City Manager Kenneth C. Frank said the resort has been a good neighbor so far. “Overall, we have a lot less problems with the project than we have with the typical residential developer who is building a single-family home,” he said.

A major reason city officials and coastal commissioners approved the project in 1999 was the amount of public access to beaches, coves and parks developers proposed. Plans call for a 7-acre public park along the entire length of a coastal bluff, access for the handicapped, a public restaurant, public restrooms and 70 public parking spaces.

Advertisement

The mobile home park, where Lucille Ball and Desi Arnaz filmed “The Long, Long Trailer” in 1953 and gossip columnist Hedda Hopper penned much of her bestseller “From Under My Hat” in 1952, for decades had restricted access to the beach. It was where the working class could afford a lifestyle usually reserved for the rich. Owners closed the secluded park in 1997. Now, visitors will be able to stroll or jog along an uninterrupted stretch of beach about 1 1/2 miles long, from Victoria Beach to Aliso Beach in South Laguna.

When Laguna Beach Colony, the resort’s residential component of 14 single-family homes and 14 condominiums, is built and occupied, the total tax benefit to the city will be nearly $3.5 million a year and another $500,000 a year in property taxes to the school district, Frank said.

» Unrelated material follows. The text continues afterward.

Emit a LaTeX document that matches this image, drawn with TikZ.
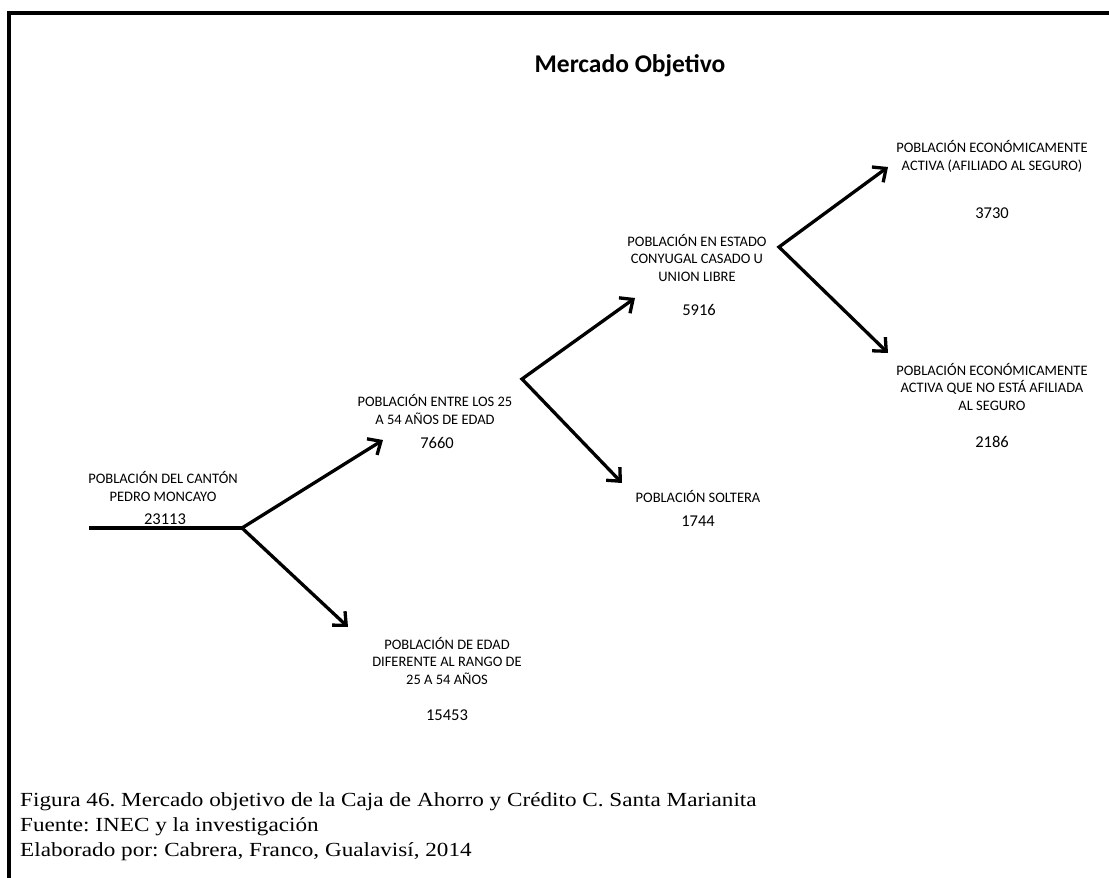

Even though it offers free access to the public, the resort is priced to cater to the wealthy. The architecture, which mimics the Craftsman style that helped define California residential architecture around the turn of the 20th century, is echoed inside with dark wood furnishings, period light fixtures and a collection of original artwork.

The Athens Group, a Phoenix-based firm that owns the resort, and Montage Hotels and Resorts, the operator, have pulled out the stops to pamper visitors.

The main entrance has an elegant, lodge-like feel and a panoramic view of the ocean. The rooms, which go for as much as $4,500 a night, have the standard luxury appointments such as marble baths, separate showers, 400-thread Egyptian cotton linen, plush bathrobes, goose down pillows and computer hookups.

The owners hired art consultant Julie Cline, who spent two years going to private estates, museums, galleries, rare-book dealers and antique shops to put together a collection of art and furniture for the resort, including 20 original oils that reflect the plein-air art movement with pieces by William Wendt, Edgar Payne and Jean Mannheim.

Advertisement

Montage founder and president Alan Fuerstman said his vision is that the resort become an “international destination. We are going to compete on a world scale. It’s not just a pretty place.”